_Your objective_
Give back every line exactly as it appears, pictures excluded.

_Provided material_

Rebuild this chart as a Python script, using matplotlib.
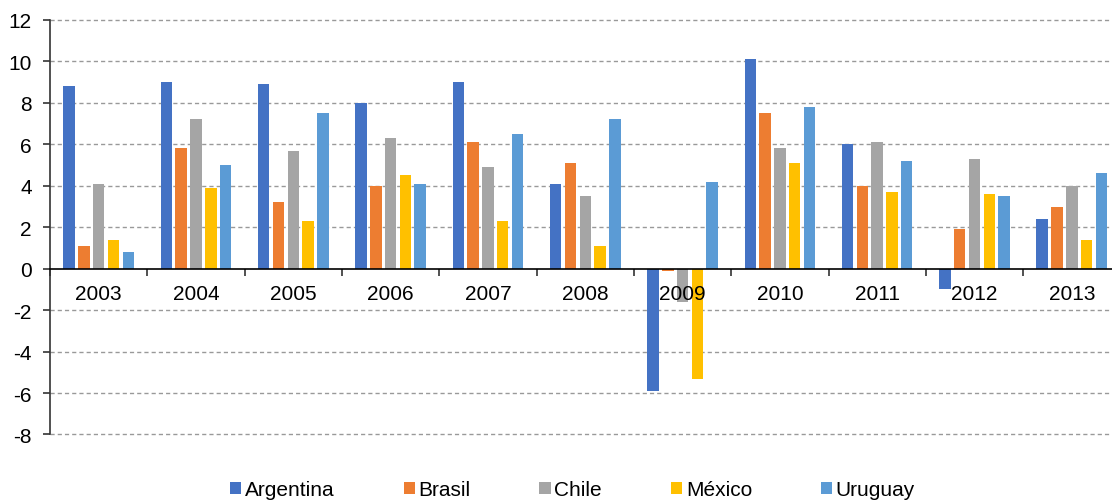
import matplotlib
matplotlib.use("Agg")
import matplotlib.pyplot as plt
import numpy as np

plt.rcParams["font.family"] = ["Liberation Sans", "DejaVu Sans"]
plt.rcParams["axes.unicode_minus"] = False

years = ["2003", "2004", "2005", "2006", "2007", "2008",
         "2009", "2010", "2011", "2012", "2013"]
argentina = [8.8, 9.0, 8.9, 8.0, 9.0, 4.1, -5.9, 10.1, 6.0, -1.0, 2.4]
brasil = [1.1, 5.8, 3.2, 4.0, 6.1, 5.1, -0.1, 7.5, 4.0, 1.9, 3.0]
chile = [4.1, 7.2, 5.7, 6.3, 4.9, 3.5, -1.6, 5.8, 6.1, 5.3, 4.0]
mexico = [1.4, 3.9, 2.3, 4.5, 2.3, 1.1, -5.3, 5.1, 3.7, 3.6, 1.4]
uruguay = [0.8, 5.0, 7.5, 4.1, 6.5, 7.2, 4.2, 7.8, 5.2, 3.5, 4.6]

series = [
    ("Argentina", argentina, "#4472C4"),
    ("Brasil", brasil, "#ED7D31"),
    ("Chile", chile, "#A5A5A5"),
    ("México", mexico, "#FFC000"),
    ("Uruguay", uruguay, "#5B9BD5"),
]

fig = plt.figure(figsize=(11.12, 5.02), dpi=100)
ax = fig.add_axes([0.045, 0.1325, 0.9626, 0.8257])
ax.set_axisbelow(False)

x = np.arange(len(years))
pitch = 0.152
width = 0.118
for i, (name, vals, color) in enumerate(series):
    ax.bar(x + (i - 2) * pitch, vals, width=width, color=color,
           label=name, zorder=2)

ax.set_xlim(-0.5, len(years) - 0.5)
ax.set_ylim(-8, 12)
ax.set_yticks(np.arange(-8, 13, 2))

# dashed horizontal gridlines, skipping the zero line
for yv in np.arange(-8, 13, 2):
    if yv != 0:
        ax.axhline(yv, color="#999999", lw=1.0, ls=(0, (3, 2.2)),
                   zorder=1, clip_on=False)

for side in ("top", "right"):
    ax.spines[side].set_visible(False)
ax.spines["left"].set_color("#333333")
ax.spines["left"].set_linewidth(1.2)
ax.spines["bottom"].set_position(("data", 0))
ax.spines["bottom"].set_color("#000000")
ax.spines["bottom"].set_linewidth(1.2)
ax.spines["bottom"].set_zorder(3)

ax.set_xticks(x)
ax.set_xticklabels(years)
ax.set_xticks(np.arange(-0.5, len(years), 1.0), minor=True)
ax.tick_params(axis="x", which="major", length=0, pad=11, labelsize=15)
ax.tick_params(axis="x", which="minor", length=5, width=1.2,
               direction="out", color="#333333")
ax.tick_params(axis="y", which="major", length=5, width=1.2,
               direction="out", color="#333333", pad=8, labelsize=15)

fig.legend(loc="center", bbox_to_anchor=(0.515, 0.022), ncol=5,
           frameon=False, fontsize=15, handlelength=0.53,
           handleheight=0.48, handletextpad=0.19, columnspacing=3.3,
           borderaxespad=0, borderpad=0)

fig.savefig("out.png", dpi=100)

_Expected answer_
Rebuild this chart as a Python script, using matplotlib.
import matplotlib
matplotlib.use("Agg")
import matplotlib.pyplot as plt
import numpy as np

plt.rcParams["font.family"] = ["Liberation Sans", "DejaVu Sans"]
plt.rcParams["axes.unicode_minus"] = False

years = ["2003", "2004", "2005", "2006", "2007", "2008",
         "2009", "2010", "2011", "2012", "2013"]
argentina = [8.8, 9.0, 8.9, 8.0, 9.0, 4.1, -5.9, 10.1, 6.0, -1.0, 2.4]
brasil = [1.1, 5.8, 3.2, 4.0, 6.1, 5.1, -0.1, 7.5, 4.0, 1.9, 3.0]
chile = [4.1, 7.2, 5.7, 6.3, 4.9, 3.5, -1.6, 5.8, 6.1, 5.3, 4.0]
mexico = [1.4, 3.9, 2.3, 4.5, 2.3, 1.1, -5.3, 5.1, 3.7, 3.6, 1.4]
uruguay = [0.8, 5.0, 7.5, 4.1, 6.5, 7.2, 4.2, 7.8, 5.2, 3.5, 4.6]

series = [
    ("Argentina", argentina, "#4472C4"),
    ("Brasil", brasil, "#ED7D31"),
    ("Chile", chile, "#A5A5A5"),
    ("México", mexico, "#FFC000"),
    ("Uruguay", uruguay, "#5B9BD5"),
]

fig = plt.figure(figsize=(11.12, 5.02), dpi=100)
ax = fig.add_axes([0.045, 0.1325, 0.9626, 0.8257])
ax.set_axisbelow(False)

x = np.arange(len(years))
pitch = 0.152
width = 0.118
for i, (name, vals, color) in enumerate(series):
    ax.bar(x + (i - 2) * pitch, vals, width=width, color=color,
           label=name, zorder=2)

ax.set_xlim(-0.5, len(years) - 0.5)
ax.set_ylim(-8, 12)
ax.set_yticks(np.arange(-8, 13, 2))

# dashed horizontal gridlines, skipping the zero line
for yv in np.arange(-8, 13, 2):
    if yv != 0:
        ax.axhline(yv, color="#999999", lw=1.0, ls=(0, (3, 2.2)),
                   zorder=1, clip_on=False)

for side in ("top", "right"):
    ax.spines[side].set_visible(False)
ax.spines["left"].set_color("#333333")
ax.spines["left"].set_linewidth(1.2)
ax.spines["bottom"].set_position(("data", 0))
ax.spines["bottom"].set_color("#000000")
ax.spines["bottom"].set_linewidth(1.2)
ax.spines["bottom"].set_zorder(3)

ax.set_xticks(x)
ax.set_xticklabels(years)
ax.set_xticks(np.arange(-0.5, len(years), 1.0), minor=True)
ax.tick_params(axis="x", which="major", length=0, pad=11, labelsize=15)
ax.tick_params(axis="x", which="minor", length=5, width=1.2,
               direction="out", color="#333333")
ax.tick_params(axis="y", which="major", length=5, width=1.2,
               direction="out", color="#333333", pad=8, labelsize=15)

fig.legend(loc="center", bbox_to_anchor=(0.515, 0.022), ncol=5,
           frameon=False, fontsize=15, handlelength=0.53,
           handleheight=0.48, handletextpad=0.19, columnspacing=3.3,
           borderaxespad=0, borderpad=0)

fig.savefig("out.png", dpi=100)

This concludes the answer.